US increases its child tax credit to fight poverty
Millions of American families have received the first of a series of monthly payments as part of an expanded child tax credit, as reported by the BBC and CNBC.
Payments of up to $300 (£216) per child are due to be paid monthly until the end of the year as part of the American Rescue Plan Act passed by Congress in March. Anti-poverty advocates hope introducing such a program temporarily will prompt longer-lasting change.
The expanded child tax credit is more generous than the previous system and implements monthly payments for the first time. The payments include up to $300 per month per child under the age of six (maximum of $3,600 per child), and $250 per month for children aged 6–17 (maximum of $3,000 per child). Half of the credit is to be paid directly to parents in monthly instalments while the remaining can be claimed on 2021 tax returns. Families can also choose to opt out of the monthly payments and receive one lump sum later instead.
The White House says that about 90% of families will receive the benefit automatically; eligibility and the amount paid out are dependent on income.
Estimates suggest the new child tax credit and other initiatives tied to the American Rescue Plan Act will help cut child poverty in the US in half, lifting four million children out of poverty.
Most developed countries, including the UK, have paid some form of monthly child allowance to offset the costs of having children for decades. However, the US, fearing social welfare programs discourage work, has relied on an annual tax credit instead.

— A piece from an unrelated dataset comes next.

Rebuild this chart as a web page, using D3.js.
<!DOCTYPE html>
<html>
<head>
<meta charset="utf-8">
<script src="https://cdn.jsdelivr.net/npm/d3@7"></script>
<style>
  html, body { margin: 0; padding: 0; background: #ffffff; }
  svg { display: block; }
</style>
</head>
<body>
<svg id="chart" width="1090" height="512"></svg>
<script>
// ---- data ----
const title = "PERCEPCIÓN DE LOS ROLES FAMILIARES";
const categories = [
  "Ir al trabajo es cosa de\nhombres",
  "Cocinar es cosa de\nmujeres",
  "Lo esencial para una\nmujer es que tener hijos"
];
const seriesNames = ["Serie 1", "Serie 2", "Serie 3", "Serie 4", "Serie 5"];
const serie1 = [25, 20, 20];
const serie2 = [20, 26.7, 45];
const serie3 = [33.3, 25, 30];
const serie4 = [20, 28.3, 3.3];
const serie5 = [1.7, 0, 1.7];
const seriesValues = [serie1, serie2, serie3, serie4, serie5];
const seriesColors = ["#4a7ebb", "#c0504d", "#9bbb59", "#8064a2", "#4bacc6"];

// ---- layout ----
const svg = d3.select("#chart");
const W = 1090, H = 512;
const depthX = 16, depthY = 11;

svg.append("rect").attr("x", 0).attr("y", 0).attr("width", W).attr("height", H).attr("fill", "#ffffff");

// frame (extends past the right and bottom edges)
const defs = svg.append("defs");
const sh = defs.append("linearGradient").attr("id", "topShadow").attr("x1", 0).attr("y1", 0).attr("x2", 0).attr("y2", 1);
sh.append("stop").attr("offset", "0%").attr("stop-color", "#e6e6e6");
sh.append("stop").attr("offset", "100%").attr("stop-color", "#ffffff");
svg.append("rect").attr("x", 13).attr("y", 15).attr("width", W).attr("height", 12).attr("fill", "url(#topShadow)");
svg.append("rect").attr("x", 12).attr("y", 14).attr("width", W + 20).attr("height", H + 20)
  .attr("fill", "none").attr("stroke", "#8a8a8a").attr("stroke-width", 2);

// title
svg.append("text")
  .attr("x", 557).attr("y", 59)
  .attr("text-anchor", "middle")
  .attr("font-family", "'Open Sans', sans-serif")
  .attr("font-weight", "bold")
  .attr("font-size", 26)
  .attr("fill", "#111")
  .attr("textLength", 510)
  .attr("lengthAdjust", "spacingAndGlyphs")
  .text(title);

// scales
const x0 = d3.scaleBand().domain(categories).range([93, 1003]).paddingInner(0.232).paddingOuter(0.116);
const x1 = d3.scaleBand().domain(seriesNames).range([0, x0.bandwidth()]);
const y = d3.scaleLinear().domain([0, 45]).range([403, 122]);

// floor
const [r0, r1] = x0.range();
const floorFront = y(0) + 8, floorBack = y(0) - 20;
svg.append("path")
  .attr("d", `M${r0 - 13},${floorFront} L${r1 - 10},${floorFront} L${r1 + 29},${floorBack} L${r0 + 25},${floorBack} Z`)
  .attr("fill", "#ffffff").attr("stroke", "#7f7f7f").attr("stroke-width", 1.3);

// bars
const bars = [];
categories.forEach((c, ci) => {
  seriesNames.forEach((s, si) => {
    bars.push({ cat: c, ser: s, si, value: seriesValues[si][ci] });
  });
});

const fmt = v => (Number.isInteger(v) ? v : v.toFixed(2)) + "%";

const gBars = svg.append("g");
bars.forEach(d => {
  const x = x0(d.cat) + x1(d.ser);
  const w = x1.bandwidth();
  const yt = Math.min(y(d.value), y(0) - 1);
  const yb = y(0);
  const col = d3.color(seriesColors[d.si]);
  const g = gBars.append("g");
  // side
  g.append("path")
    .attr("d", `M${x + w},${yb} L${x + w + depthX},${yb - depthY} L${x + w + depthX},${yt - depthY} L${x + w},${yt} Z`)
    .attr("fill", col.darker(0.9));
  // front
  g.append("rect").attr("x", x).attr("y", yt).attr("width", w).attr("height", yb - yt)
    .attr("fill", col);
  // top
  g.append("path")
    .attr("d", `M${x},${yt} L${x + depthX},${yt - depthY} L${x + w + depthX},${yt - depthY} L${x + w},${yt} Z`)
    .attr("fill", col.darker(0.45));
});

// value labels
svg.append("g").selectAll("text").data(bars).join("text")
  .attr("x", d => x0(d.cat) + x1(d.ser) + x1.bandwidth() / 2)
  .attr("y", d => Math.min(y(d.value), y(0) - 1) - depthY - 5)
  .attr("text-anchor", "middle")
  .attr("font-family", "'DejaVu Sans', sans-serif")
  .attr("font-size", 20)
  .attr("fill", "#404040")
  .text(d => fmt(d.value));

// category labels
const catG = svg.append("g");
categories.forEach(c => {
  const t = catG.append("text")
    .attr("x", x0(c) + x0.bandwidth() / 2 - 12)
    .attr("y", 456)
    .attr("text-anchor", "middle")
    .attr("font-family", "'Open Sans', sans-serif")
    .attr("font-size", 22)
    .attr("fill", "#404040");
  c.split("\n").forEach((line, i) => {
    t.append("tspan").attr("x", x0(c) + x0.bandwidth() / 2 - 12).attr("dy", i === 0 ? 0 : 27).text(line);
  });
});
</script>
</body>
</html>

The revised child tax credit has been described as a defence against the US’s falling birth rate, which is at a record low, with many young adults now fearing that having and raising children is just too expensive.

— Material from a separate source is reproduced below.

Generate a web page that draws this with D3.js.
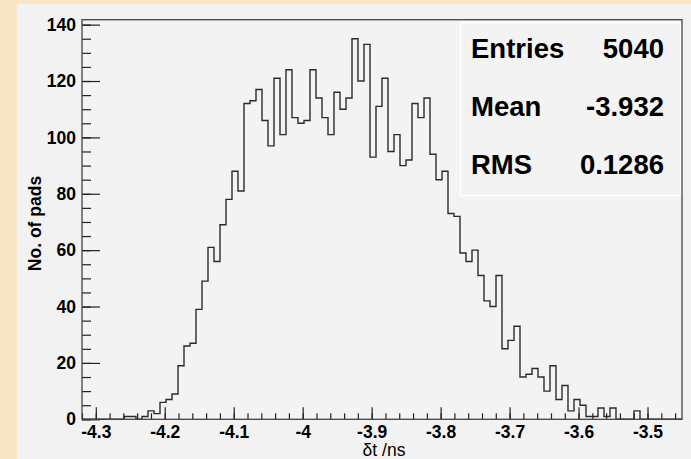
<!DOCTYPE html>
<html>
<head>
<meta charset="utf-8">
<script src="https://cdn.jsdelivr.net/npm/d3@7"></script>
<style>
  html, body { margin: 0; padding: 0; background: #f9e6c4; }
  svg { display: block; }
</style>
</head>
<body>
<svg id="chart" width="691" height="459"></svg>
<script>
// ---- data ----
const binLow = -4.32;
const binHigh = -3.45;
const counts = [
  0,0,0,0,0,0,0,1,1,0,
  1,3,2,6,7,9,19,26,27,39,
  49,61,56,69,78,88,81,112,113,117,
  106,97,121,101,124,107,105,106,124,114,
  107,101,116,110,114,135,120,133,93,111,
  121,95,101,90,92,112,107,114,94,85,
  88,73,72,59,56,60,51,42,40,51,
  25,28,33,15,16,18,15,10,19,7,
  12,3,7,5,1,1,4,1,4,0,
  0,0,3,0,0,0,0,0,0,0
];
const xTickValues = [-4.3,-4.2,-4.1,-4.0,-3.9,-3.8,-3.7,-3.6,-3.5];
const xTickLabels = ["-4.3","-4.2","-4.1","-4","-3.9","-3.8","-3.7","-3.6","-3.5"];
const yTickValues = [0,20,40,60,80,100,120,140];
const yTickLabels = ["0","20","40","60","80","100","120","140"];
const statNames = ["Entries","Mean","RMS"];
const statValues = ["5040","-3.932","0.1286"];
const xTitle = "δt /ns";
const yTitle = "No. of pads";

// ---- layout ----
const svg = d3.select("#chart");
const L = 82, R = 682, T = 19.7, B = 419.3;
const nb = counts.length;
const bw = (binHigh - binLow) / nb;
const yMax = d3.max(counts) * 1.05;

const x = d3.scaleLinear().domain([binLow, binHigh]).range([L, R]);
const y = d3.scaleLinear().domain([0, yMax]).range([B, T]);

// canvas
svg.append("rect").attr("x", 17).attr("y", 4).attr("width", 674).attr("height", 455)
  .attr("fill", "#f2f2f2");
// frame fill
svg.append("rect").attr("x", L).attr("y", T).attr("width", R - L).attr("height", B - T)
  .attr("fill", "#f3f3f3");

// histogram
const pts = [];
counts.forEach((c, i) => {
  const x0 = x(binLow + i * bw), x1 = x(binLow + (i + 1) * bw);
  pts.push([x0, y(c)], [x1, y(c)]);
});
svg.append("path")
  .attr("d", d3.line()(pts))
  .attr("fill", "none").attr("stroke", "#2b2b2b").attr("stroke-width", 1.4);

// stats box
const font = "Liberation Sans, Arial, sans-serif";
const sb = {x0: 460.5, y0: 22.5, x1: 681, y1: 195.5};
svg.append("rect").attr("x", sb.x0).attr("y", sb.y0)
  .attr("width", sb.x1 - sb.x0).attr("height", sb.y1 - sb.y0)
  .attr("fill", "#f3f3f3").attr("stroke", "#ffffff").attr("stroke-width", 1.5);
const rowH = (sb.y1 - sb.y0) / statNames.length;
statNames.forEach((n, i) => {
  const by = sb.y0 + rowH * (i + 0.5) + 7;
  svg.append("text").attr("x", 471).attr("y", by).text(n)
    .attr("font-family", font).attr("font-weight", "bold")
    .attr("font-size", 27.5).attr("fill", "#000");
  svg.append("text").attr("x", 664).attr("y", by).text(statValues[i])
    .attr("text-anchor", "end")
    .attr("font-family", font).attr("font-weight", "bold")
    .attr("font-size", 27.5).attr("fill", "#000");
});

// axes
const yMinor = d3.range(0, yMax, 5);
const gyMinor = svg.append("g").attr("transform", `translate(${L},0)`)
  .call(d3.axisLeft(y).tickValues(yMinor).tickSizeInner(-9).tickSizeOuter(0).tickFormat(""));
const gy = svg.append("g").attr("transform", `translate(${L},0)`)
  .call(d3.axisLeft(y).tickValues(yTickValues).tickSizeInner(-18).tickSizeOuter(0)
    .tickPadding(6).tickFormat((d, i) => yTickLabels[i]));

const xMinor = d3.range(-216, -172).map(k => k * 0.02).filter(v => v >= binLow - 1e-9 && v <= binHigh);
const gxMinor = svg.append("g").attr("transform", `translate(0,${B})`)
  .call(d3.axisBottom(x).tickValues(xMinor).tickSizeInner(-6).tickSizeOuter(0).tickFormat(""));
const gx = svg.append("g").attr("transform", `translate(0,${B})`)
  .call(d3.axisBottom(x).tickValues(xTickValues).tickSizeInner(-12).tickSizeOuter(0)
    .tickPadding(6).tickFormat((d, i) => xTickLabels[i]));

[gy, gx, gyMinor, gxMinor].forEach(g => {
  g.select(".domain").remove();
  g.selectAll("line").attr("stroke", "#222").attr("stroke-width", 1.2);
  g.selectAll("text").attr("font-family", font).attr("font-weight", "bold")
    .attr("font-size", 17.5).attr("fill", "#000");
});

// frame
svg.append("rect").attr("x", L).attr("y", T).attr("width", R - L).attr("height", B - T)
  .attr("fill", "none").attr("stroke", "#444").attr("stroke-width", 1.3);

// titles
svg.append("text").attr("x", 384).attr("y", 456).attr("text-anchor", "middle")
  .attr("font-family", font).attr("font-size", 17.5).attr("fill", "#000").text(xTitle);
svg.append("text").attr("transform", `translate(41,${(T + B) / 2 + 4}) rotate(-90)`)
  .attr("text-anchor", "middle").attr("font-family", font).attr("font-weight", "bold")
  .attr("font-size", 17.5).attr("fill", "#000").text(yTitle);
</script>
</body>
</html>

Olivier Donni has explored measuring the cost of children for IZA World of Labor. He says that, among other reasons, “[m]easures of the cost of children are […] indispensable in calculating changes in poverty and inequality when the average number of children is not stable over time and for comparing poverty and inequality across countries.”

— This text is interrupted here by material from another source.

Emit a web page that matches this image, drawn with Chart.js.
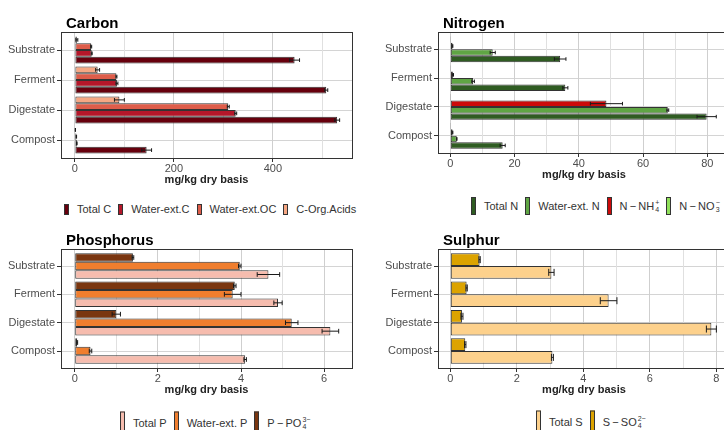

Donni tell us that “Knowing the real cost of children is important for crafting better economic policy.” He says, “[r]ecent empirical estimates of the cost of children for an average family are generally close in size to the results of traditional ad hoc equivalence scales used in official publications of the OECD. However, the empirical estimates are potentially much richer and may take into account the wide diversity of families. The cost of children may depend on a large set of explanatory variables including children’s characteristics as well as those of parents and is not necessarily proportionate to family income, as the ad hoc scales assume. Thus the empirical methods are more relevant for studying poverty and inequality.”
Congress is yet to decide whether the expanded payments will continue beyond 2021.